▸ **DATA BLOCK**:

++++

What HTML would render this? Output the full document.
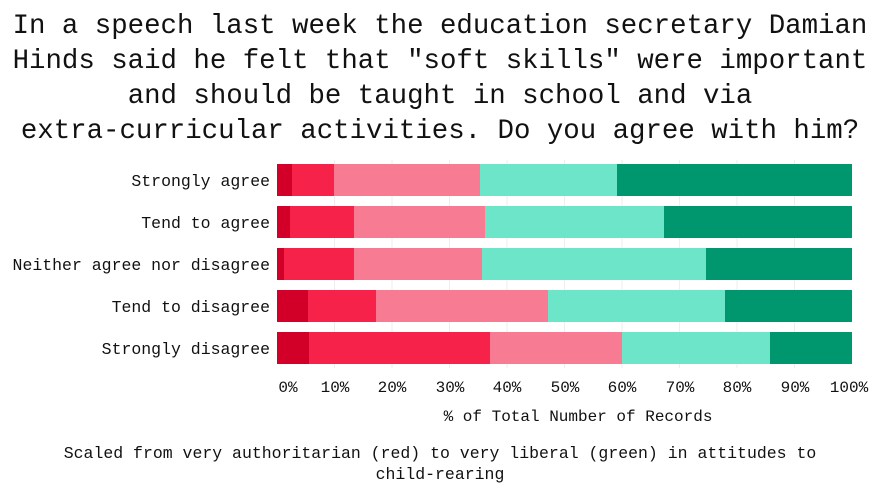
<!DOCTYPE html>
<html><head><meta charset="utf-8"><style>
body{margin:0;background:#fff}
text{font-family:"Liberation Mono","DejaVu Sans Mono",monospace;fill:#111}
</style></head><body>
<svg width="881" height="486" xmlns="http://www.w3.org/2000/svg">
<g font-size="27.4" text-anchor="middle">
<text x="440" y="33">In a speech last week the education secretary Damian</text>
<text x="440" y="68">Hinds said he felt that "soft skills" were important</text>
<text x="440" y="103">and should be taught in school and via</text>
<text x="440" y="138">extra-curricular activities. Do you agree with him?</text>
</g>
<g stroke="#eee" stroke-width="1">
<line x1="334.5" y1="160" x2="334.5" y2="368"/><line x1="392" y1="160" x2="392" y2="368"/><line x1="449.5" y1="160" x2="449.5" y2="368"/><line x1="507" y1="160" x2="507" y2="368"/><line x1="564.5" y1="160" x2="564.5" y2="368"/><line x1="622" y1="160" x2="622" y2="368"/><line x1="679.5" y1="160" x2="679.5" y2="368"/><line x1="737" y1="160" x2="737" y2="368"/><line x1="794.5" y1="160" x2="794.5" y2="368"/>
</g>
<g>
<rect x="277" y="164" width="15" height="32" fill="#d20028"/><rect x="292" y="164" width="42" height="32" fill="#f7224a"/><rect x="334" y="164" width="146" height="32" fill="#f77b92"/><rect x="480" y="164" width="137" height="32" fill="#6de5c8"/><rect x="617" y="164" width="235" height="32" fill="#00976f"/>
<rect x="277" y="206" width="13" height="32" fill="#d20028"/><rect x="290" y="206" width="64" height="32" fill="#f7224a"/><rect x="354" y="206" width="131" height="32" fill="#f77b92"/><rect x="485" y="206" width="179" height="32" fill="#6de5c8"/><rect x="664" y="206" width="188" height="32" fill="#00976f"/>
<rect x="277" y="248" width="7" height="32" fill="#d20028"/><rect x="284" y="248" width="70" height="32" fill="#f7224a"/><rect x="354" y="248" width="128" height="32" fill="#f77b92"/><rect x="482" y="248" width="224" height="32" fill="#6de5c8"/><rect x="706" y="248" width="146" height="32" fill="#00976f"/>
<rect x="277" y="290" width="31" height="32" fill="#d20028"/><rect x="308" y="290" width="68" height="32" fill="#f7224a"/><rect x="376" y="290" width="172" height="32" fill="#f77b92"/><rect x="548" y="290" width="177" height="32" fill="#6de5c8"/><rect x="725" y="290" width="127" height="32" fill="#00976f"/>
<rect x="277" y="332" width="32" height="32" fill="#d20028"/><rect x="309" y="332" width="181" height="32" fill="#f7224a"/><rect x="490" y="332" width="132" height="32" fill="#f77b92"/><rect x="622" y="332" width="148" height="32" fill="#6de5c8"/><rect x="770" y="332" width="82" height="32" fill="#00976f"/>
</g>
<g font-size="16.5" text-anchor="end">
<text x="270" y="186">Strongly agree</text>
<text x="270" y="228">Tend to agree</text>
<text x="270" y="270">Neither agree nor disagree</text>
<text x="270" y="312">Tend to disagree</text>
<text x="270" y="354">Strongly disagree</text>
</g>
<g font-size="16" text-anchor="middle">
<text x="288" y="392">0%</text><text x="335" y="392">10%</text><text x="392" y="392">20%</text><text x="450" y="392">30%</text><text x="507" y="392">40%</text><text x="565" y="392">50%</text><text x="622" y="392">60%</text><text x="680" y="392">70%</text><text x="737" y="392">80%</text><text x="795" y="392">90%</text><text x="849" y="392">100%</text>
<text x="578" y="421">% of Total Number of Records</text>
</g>
<g font-size="16.5" text-anchor="middle">
<text x="440" y="458">Scaled from very authoritarian (red) to very liberal (green) in attitudes to</text>
<text x="440" y="479">child-rearing</text>
</g>
</svg>
</body></html>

++++

▸ **EXERCISE DIRECTIONS**: Copy the material shown above in full and exactly. Skip the pictures.

▸ **ANSWER TO THIS PROBLEM**:
What HTML would render this? Output the full document.
<!DOCTYPE html>
<html><head><meta charset="utf-8"><style>
body{margin:0;background:#fff}
text{font-family:"Liberation Mono","DejaVu Sans Mono",monospace;fill:#111}
</style></head><body>
<svg width="881" height="486" xmlns="http://www.w3.org/2000/svg">
<g font-size="27.4" text-anchor="middle">
<text x="440" y="33">In a speech last week the education secretary Damian</text>
<text x="440" y="68">Hinds said he felt that "soft skills" were important</text>
<text x="440" y="103">and should be taught in school and via</text>
<text x="440" y="138">extra-curricular activities. Do you agree with him?</text>
</g>
<g stroke="#eee" stroke-width="1">
<line x1="334.5" y1="160" x2="334.5" y2="368"/><line x1="392" y1="160" x2="392" y2="368"/><line x1="449.5" y1="160" x2="449.5" y2="368"/><line x1="507" y1="160" x2="507" y2="368"/><line x1="564.5" y1="160" x2="564.5" y2="368"/><line x1="622" y1="160" x2="622" y2="368"/><line x1="679.5" y1="160" x2="679.5" y2="368"/><line x1="737" y1="160" x2="737" y2="368"/><line x1="794.5" y1="160" x2="794.5" y2="368"/>
</g>
<g>
<rect x="277" y="164" width="15" height="32" fill="#d20028"/><rect x="292" y="164" width="42" height="32" fill="#f7224a"/><rect x="334" y="164" width="146" height="32" fill="#f77b92"/><rect x="480" y="164" width="137" height="32" fill="#6de5c8"/><rect x="617" y="164" width="235" height="32" fill="#00976f"/>
<rect x="277" y="206" width="13" height="32" fill="#d20028"/><rect x="290" y="206" width="64" height="32" fill="#f7224a"/><rect x="354" y="206" width="131" height="32" fill="#f77b92"/><rect x="485" y="206" width="179" height="32" fill="#6de5c8"/><rect x="664" y="206" width="188" height="32" fill="#00976f"/>
<rect x="277" y="248" width="7" height="32" fill="#d20028"/><rect x="284" y="248" width="70" height="32" fill="#f7224a"/><rect x="354" y="248" width="128" height="32" fill="#f77b92"/><rect x="482" y="248" width="224" height="32" fill="#6de5c8"/><rect x="706" y="248" width="146" height="32" fill="#00976f"/>
<rect x="277" y="290" width="31" height="32" fill="#d20028"/><rect x="308" y="290" width="68" height="32" fill="#f7224a"/><rect x="376" y="290" width="172" height="32" fill="#f77b92"/><rect x="548" y="290" width="177" height="32" fill="#6de5c8"/><rect x="725" y="290" width="127" height="32" fill="#00976f"/>
<rect x="277" y="332" width="32" height="32" fill="#d20028"/><rect x="309" y="332" width="181" height="32" fill="#f7224a"/><rect x="490" y="332" width="132" height="32" fill="#f77b92"/><rect x="622" y="332" width="148" height="32" fill="#6de5c8"/><rect x="770" y="332" width="82" height="32" fill="#00976f"/>
</g>
<g font-size="16.5" text-anchor="end">
<text x="270" y="186">Strongly agree</text>
<text x="270" y="228">Tend to agree</text>
<text x="270" y="270">Neither agree nor disagree</text>
<text x="270" y="312">Tend to disagree</text>
<text x="270" y="354">Strongly disagree</text>
</g>
<g font-size="16" text-anchor="middle">
<text x="288" y="392">0%</text><text x="335" y="392">10%</text><text x="392" y="392">20%</text><text x="450" y="392">30%</text><text x="507" y="392">40%</text><text x="565" y="392">50%</text><text x="622" y="392">60%</text><text x="680" y="392">70%</text><text x="737" y="392">80%</text><text x="795" y="392">90%</text><text x="849" y="392">100%</text>
<text x="578" y="421">% of Total Number of Records</text>
</g>
<g font-size="16.5" text-anchor="middle">
<text x="440" y="458">Scaled from very authoritarian (red) to very liberal (green) in attitudes to</text>
<text x="440" y="479">child-rearing</text>
</g>
</svg>
</body></html>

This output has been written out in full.